Friday, December 18, 2009

The Great Stabilisation

The recession was less calamitous than many feared. Its aftermath will be more dangerous than many expect

IT HAS become known as the “Great Recession”, the year in which the global economy suffered its deepest slump since the second world war. But an equally apt name would be the “Great Stabilisation”. For 2009 was extraordinary not just for how output fell, but for how a catastrophe was averted.

Twelve months ago, the panic sown by the bankruptcy of Lehman Brothers had pushed financial markets close to collapse. Global economic activity, from industrial production to foreign trade, was falling faster than in the early 1930s. This time, though, the decline was stemmed within months. Big emerging economies accelerated first and fastest. China’s output, which stalled but never fell, was growing by an annualised rate of some 17% in the second quarter. By mid-year the world’s big, rich economies (with the exception of Britain and Spain) had started to expand again. Only a few laggards, such as Latvia and Ireland, are now likely still to be in recession.

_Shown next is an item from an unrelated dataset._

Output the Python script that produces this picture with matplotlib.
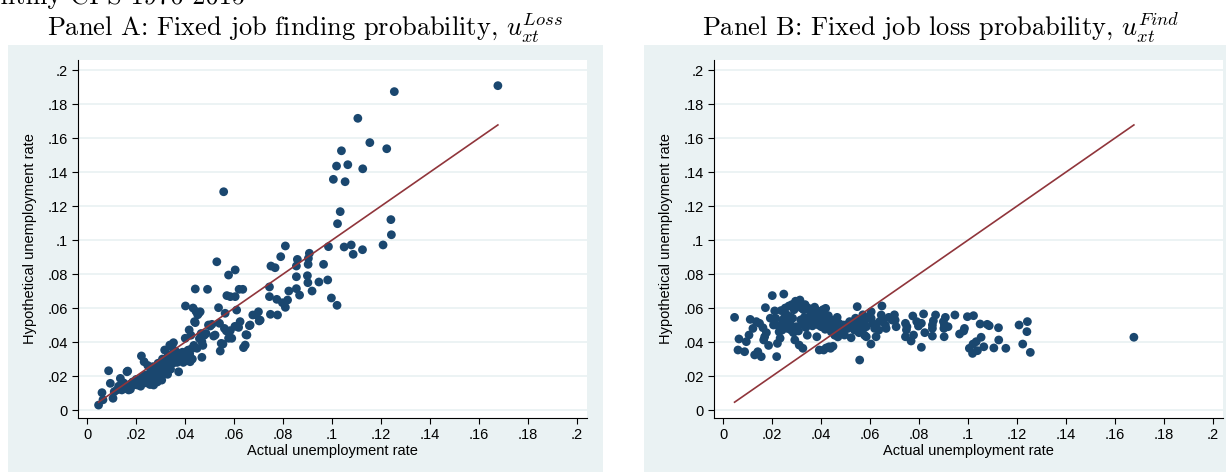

There has been a lot of collateral damage. Average unemployment across the OECD is almost 9%. In America, where the recession began much earlier, the jobless rate has doubled to 10%. In some places years of progress in poverty reduction have been undone as the poorest have been hit by the double whammy of weak economies and still-high food prices. But thanks to the resilience of big, populous economies such as China, India and Indonesia, the emerging world overall fared no worse in this downturn than in the 1991 recession. For many people on the planet, the Great Recession was not all that great.